"The officers, and especially the Mensheviki and the
Socialist Revolutionaries, are trying deliberately to cripple the
Bolsheviki. Our papers are not allowed to circulate in the trenches.
Our speakers are arrested-"
"Why don't you speak about the lack of bread?" shouted another
soldier.
"Man shall not live by bread alone," answered Tchudnovsky, sternly....
Followed him an officer, delegate from the Vitebsk Soviet, a
Menshevik _oboronetz._ "It isn't the question of who has the power.
The trouble is not with the Government, but with the war.... and the
war must be won before any change-" At this, hoots and ironical
cheers. "These Bolshevik agitators are demagogues!" The hall rocked
with laughter. "Let us for a moment forget the class struggle-" But
he got no farther. A voice yelled, "Don't you wish we would!"

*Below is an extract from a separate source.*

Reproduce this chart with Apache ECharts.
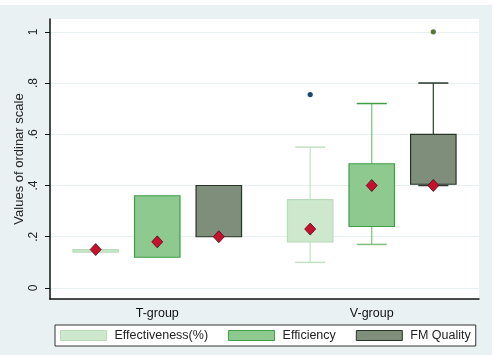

Petrograd presented a curious spectacle in those days. In the
factories the committe-rooms were filled with stacks of rifles,
couriers came and went, the Red Guard [*] drilled.... In all the
[* See Notes and Explanations]
barracks meetings every night, and all day long interminable hot
arguments. On the streets the crowds thickened toward gloomy
evening, pouring in slow voluble tides up and down the Nevsky,
fighting for the newspapers.... Hold-ups increased to such an extent
that it was dangerous to walk down side streets.... On the Sadovaya
one afternoon I saw a crowd of several hundred people beat and
trample to death a soldier caught stealing.